… a propósito do documentário de Jorge Pelicano, filmado no hospital Conde de Ferreira no Porto, o poema de Ângelo e Lima (18721921), “poeta alienado” com internamentos vários, nomeadamente nos hospitais psiquiátricos de Conde de Ferreira e Rilhafoles:
Pára-me de repente o Pensamento… – Como se de repente sofreado Na Douda Correria… em que, levado… – Anda em Busca… da Paz… do Esquecimento
– Pára Surpreso… Escrutador… Atento Como pára… Um Cavalo Alucinado Ante um Abismo… ante seus pés rasgado… – Pára… e Fica… e Demora-se um Momento…

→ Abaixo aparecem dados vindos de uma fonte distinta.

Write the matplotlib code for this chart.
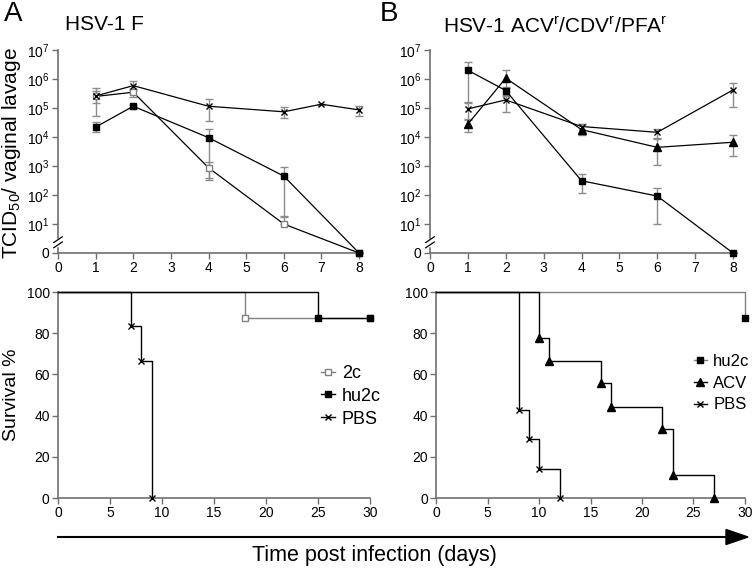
import numpy as np
import matplotlib
matplotlib.use("Agg")
import matplotlib.pyplot as plt
from matplotlib.lines import Line2D
from matplotlib.patches import Polygon
import matplotlib.transforms as mtrans

plt.rcParams['font.family'] = ['Liberation Sans', 'DejaVu Sans']
plt.rcParams['mathtext.fontset'] = 'custom'
plt.rcParams['mathtext.rm'] = 'Liberation Sans'
plt.rcParams['mathtext.it'] = 'Liberation Sans:italic'
plt.rcParams['mathtext.bf'] = 'Liberation Sans:bold'

# ---------------- data ----------------
# Panel A (HSV-1 F) viral titers, TCID50 / vaginal lavage (0 = not detected)
A_days = [1, 2, 4, 6, 8]
A_2c = [2.5e5, 3.5e5, 870, 10, 0]
A_2c_hi = [4.8e5, 4.6e5, 1.4e3, 19, 0]
A_2c_lo = [5.2e4, 2.4e5, 330, 10, 0]
A_hu2c = [2.2e4, 1.15e5, 9.5e3, 450, 0]
A_hu2c_hi = [3.2e4, 1.3e5, 1.9e4, 900, 0]
A_hu2c_lo = [1.5e4, 9.5e4, 400, 17, 0]
A_pbs_days = [1, 2, 4, 6, 7, 8]
A_pbs = [2.6e5, 5.9e5, 1.15e5, 7.4e4, 1.35e5, 8.6e4]
A_pbs_hi = [4.0e5, 8.7e5, 2.0e5, 1.05e5, 1.4e5, 1.17e5]
A_pbs_lo = [1.5e5, 4.2e5, 3.5e4, 4.7e4, 1.3e5, 5.2e4]

# Panel B (HSV-1 ACVr/CDVr/PFAr)
B_days = [1, 2, 4, 6, 8]
B_hu2c = [2.0e6, 4.0e5, 310, 92, 0]
B_hu2c_hi = [4.0e6, 5.5e5, 520, 170, 0]
B_hu2c_lo = [1.5e5, 2.5e5, 115, 10, 0]
B_acv = [2.8e4, 1.07e6, 1.8e4, 4.4e3, 6.6e3]
B_acv_hi = [4.2e4, 2.0e6, 2.8e4, 9.0e3, 1.17e4]
B_acv_lo = [1.5e4, 5.0e5, 1.2e4, 1.07e3, 2.3e3]
B_pbs = [9.3e4, 1.9e5, 2.3e4, 1.45e4, 4.2e5]
B_pbs_hi = [1.6e5, 2.8e5, 2.8e4, 1.9e4, 7.0e5]
B_pbs_lo = [4.0e4, 7.0e4, 1.5e4, 8.5e3, 1.1e5]

# Survival (Kaplan-Meier steps), days and percent
SA_2c_t = [0, 18, 30]
SA_2c_s = [100, 87.5, 87.5]
SA_hu2c_t = [0, 25, 30]
SA_hu2c_s = [100, 87.5, 87.5]
SA_pbs_t = [0, 7, 8, 9]
SA_pbs_s = [100, 83.3, 66.7, 0]
SB_hu2c_t = [0, 30]
SB_hu2c_s = [100, 87.5]
SB_acv_t = [0, 10, 11, 16, 17, 22, 23, 27]
SB_acv_s = [100, 77.8, 66.7, 55.6, 44.4, 33.3, 11.1, 0]
SB_pbs_t = [0, 8, 9, 10, 12]
SB_pbs_s = [100, 42.9, 28.6, 14.3, 0]

top_xticks = list(range(0, 9))
top_ylabels = ['0'] + [r'$\mathregular{10^{%d}}$' % k for k in range(1, 8)]
surv_xticks = [0, 5, 10, 15, 20, 25, 30]
surv_yticks = [0, 20, 40, 60, 80, 100]

# ---------------- figure ----------------
W, H = 756, 571
fig = plt.figure(figsize=(W / 100, H / 100), dpi=100)

def rect(x0, y_bottom, w, h):
    return [x0 / W, 1 - y_bottom / H, w / W, h / H]

ax1 = fig.add_axes(rect(58, 253, 304.8, 203))
ax2 = fig.add_axes(rect(430, 253, 306.8, 203))
ax3 = fig.add_axes(rect(58, 498, 312, 206))
ax4 = fig.add_axes(rect(436.3, 498, 308.4, 206))

SPINE = '#707070'
ERR = '#8c8c8c'

def style(ax):
    for s in ['top', 'right']:
        ax.spines[s].set_visible(False)
    for s in ['left', 'bottom']:
        ax.spines[s].set_color(SPINE)
        ax.spines[s].set_linewidth(1.2)
    ax.tick_params(direction='out', length=4, width=1, color=SPINE,
                   labelsize=10, pad=2)

def tr(v):
    v = np.asarray(v, dtype=float)
    out = np.zeros_like(v)
    m = v > 0
    out[m] = np.log10(v[m])
    return out

def series(ax, days, vals, hi, lo, marker, mfc, mec, ms, mew=1.0):
    y = tr(vals)
    yh = tr(hi)
    yl = tr(lo)
    ax.errorbar(days, y, yerr=[y - yl, yh - y], fmt='none', ecolor=ERR,
                elinewidth=1, capsize=3, capthick=1, zorder=2, clip_on=False)
    ax.plot(days, y, color='black', lw=0.9, marker=marker, mfc=mfc, mec=mec,
            ms=ms, mew=mew, zorder=3, clip_on=False)

for ax in (ax1, ax2):
    style(ax)
    ax.set_xlim(0, 8.1)
    ax.set_ylim(0, 7)
    ax.set_xticks(top_xticks)
    ax.set_yticks(range(0, 8))
    ax.set_yticklabels(top_ylabels)
    # axis break
    bt = mtrans.blended_transform_factory(ax.transAxes, ax.transData)
    ax.plot([0, 0], [0.28, 0.46], color='white', lw=2.5, transform=bt,
            clip_on=False, zorder=5)
    for yb in (0.28, 0.46):
        ax.plot([-0.014, 0.014], [yb - 0.1, yb + 0.1], color='black', lw=0.9,
                transform=bt, clip_on=False, zorder=6)

series(ax1, A_days, A_2c, A_2c_hi, A_2c_lo, 's', 'white', '#808080', 5)
series(ax1, A_pbs_days, A_pbs, A_pbs_hi, A_pbs_lo, 'x', 'black', 'black', 5)
series(ax1, A_days, A_hu2c, A_hu2c_hi, A_hu2c_lo, 's', 'black', 'black', 5)

series(ax2, B_days, B_pbs, B_pbs_hi, B_pbs_lo, 'x', 'black', 'black', 5)
series(ax2, B_days, B_acv, B_acv_hi, B_acv_lo, '^', 'black', 'black', 6)
series(ax2, B_days, B_hu2c, B_hu2c_hi, B_hu2c_lo, 's', 'black', 'black', 5)

def km(ax, t, s, color, marker, mfc, mec, ms):
    ax.step(t, s, where='post', color=color, lw=1.0, zorder=3, clip_on=False)
    ax.plot(t[1:], s[1:], ls='none', marker=marker, mfc=mfc, mec=mec, ms=ms,
            mew=1.0, zorder=4, clip_on=False)

for ax in (ax3, ax4):
    style(ax)
    ax.set_xlim(0, 30)
    ax.set_ylim(0, 100)
    ax.set_xticks(surv_xticks)
    ax.set_yticks(surv_yticks)

km(ax3, SA_2c_t, SA_2c_s, '#808080', 's', 'white', '#808080', 5)
km(ax3, SA_pbs_t, SA_pbs_s, 'black', 'x', 'black', 'black', 5)
km(ax3, SA_hu2c_t, SA_hu2c_s, 'black', 's', 'black', 'black', 5)

km(ax4, SB_hu2c_t, SB_hu2c_s, '#808080', 's', 'black', 'black', 5)
km(ax4, SB_pbs_t, SB_pbs_s, 'black', 'x', 'black', 'black', 5)
km(ax4, SB_acv_t, SB_acv_s, 'black', '^', 'black', 'black', 6)

# legends
h_2c = Line2D([], [], color='#808080', lw=1, marker='s', mfc='white', mec='#808080', ms=5)
h_hu = Line2D([], [], color='black', lw=1, marker='s', mfc='black', mec='black', ms=5)
h_pbs = Line2D([], [], color='black', lw=1, marker='x', mec='black', ms=5)
h_acv = Line2D([], [], color='black', lw=1, marker='^', mfc='black', mec='black', ms=6)
h_hu_b = Line2D([], [], color='#808080', lw=1, marker='s', mfc='black', mec='black', ms=4)

leg_kw = dict(frameon=False, fontsize=13, handlelength=0.75, handletextpad=0.4,
              labelspacing=0.32, borderpad=0, borderaxespad=0, loc='upper left')
ax3.legend([h_2c, h_hu, h_pbs], ['2c', 'hu2c', 'PBS'],
           bbox_to_anchor=(321 / W, 1 - 365 / H), bbox_transform=fig.transFigure, **leg_kw)
leg_kw_b = dict(leg_kw)
leg_kw_b['fontsize'] = 12
leg_kw_b['labelspacing'] = 0.4
ax4.legend([h_hu_b, h_acv, h_pbs], ['hu2c', 'ACV', 'PBS'],
           bbox_to_anchor=(694 / W, 1 - 354 / H), bbox_transform=fig.transFigure, **leg_kw_b)

# texts
def ftext(x, y, s, **kw):
    fig.text(x / W, 1 - y / H, s, **kw)

ftext(4, 21, 'A', fontsize=20, va='baseline', ha='left')
ftext(380, 21, 'B', fontsize=20, va='baseline', ha='left')
ftext(65, 30, 'HSV-1 F', fontsize=15, va='baseline', ha='left')
ftext(443, 33, r'HSV-1 ACV$^{\mathregular{r}}$/CDV$^{\mathregular{r}}$/PFA$^{\mathregular{r}}$',
      fontsize=15, va='baseline', ha='left')
ftext(12, 153, r'TCID$_{\mathregular{50}}$/ vaginal lavage', fontsize=15, rotation=90,
      va='center', ha='center')
ftext(12, 395, 'Survival %', fontsize=14, rotation=90, va='center', ha='center')
ftext(374, 555, 'Time post infection (days)', fontsize=15.5, va='center', ha='center')

# arrow
fig.add_artist(Line2D([58 / W, 728 / W], [1 - 537 / H, 1 - 537 / H], color='black',
                      lw=1.5, transform=fig.transFigure))
fig.add_artist(Polygon([[726 / W, 1 - 529.5 / H], [726 / W, 1 - 544.5 / H],
                        [748 / W, 1 - 537 / H]], closed=True, color='black',
                       transform=fig.transFigure))

fig.savefig('out.png', dpi=100)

Vem trazido na Douda Correria Pára à beira do Abismo e se demora
E Mergulha na Noute, Escura e Fria Um olhar d’Aço, que na Noute explora…
– Mas a Espora da dor seu flanco estria… – E Ele Galga… e Prossegue… sob a Espora!
… a propósito dum poema ser carne viva, sem metáforas, sem encenação… não qualquer poema, mas este poema, filmado ali, no hospital psiquiátrico, habitado por doentes crónicos para quem aquele espaço passou a ser casa e mundo… Para quem a busca da paz se mescla com o esquecimento… Para quem o abismo é o afastar-se das imediações do hospital… é a possibilidade do salto suicida da ponte da Arrábida… Poderia falar da Esquizofrenia enquanto doença mental e quadros sindromáticos. Poderia falar do papel de hospitais psiquiátricos como o de Conde de Ferreira no Porto ou o de Rilhafoles (depois Miguel Bombarda) em Lisboa, na história da psiquiatria em Portugal. Poderia falar das Instituições Totais e da violência da institucionalização e do estigma a ela associado. Poderia falar da experiência de trabalho de cinco anos no hospital Miguel Bombarda. Poderia falar das reformas dos serviços de psiquiatria e saúde mental em curso… Mas o pensamento e as palavras fogem para outro lado, fogem para as pessoas… para a força da humanidade que teima em sobreviver e em buscar equilíbrios, amizades, rotinas, humor, riso, ternura, amor, sentido… Para as pessoas em que a fuga do sofrimento passado/presente se faz nem que seja à custa da sofreguidão compulsiva dos
cigarros… Para as pessoas que recebem e aceitam a presença do ator. Do ator que faz de si próprio, à procura da sua personagem e dum guião. Do ator que busca o que quer representar, a inquietação, a angústia, o descontrole… acolhido no meio daqueles para quem a inquietação, a angústia, o descontrole, não podem ser representados porque já foram vividos na carne, já foram ausência de limite, já foram caminho sem volta, já foram perda e dor que os conduziu até àquele lugar, àquela condição. Há dois discursos no filme que ficaram a ecoar e que cito de cor. Num, um dos doentes diz: “… eu não sou doido… doido é quem não tem amigos”. Outro diz: “Há remédios para tudo… (…)… há remédios para morrer… há remédios para ressuscitar…” Não sei se há remédios para tudo, mas sei que a solidão e a desesperança desvitalizam e matam, onde quer que seja que aconteçam, a quem quer que seja que aconteçam… Pára-me de Repente o Pensamento, belíssimo documentário, em que o realizador nos consegue fazer entrar em contacto com um universo por definição fechado, duma forma contida, em que filma e capta a humanidade dos que o habitam.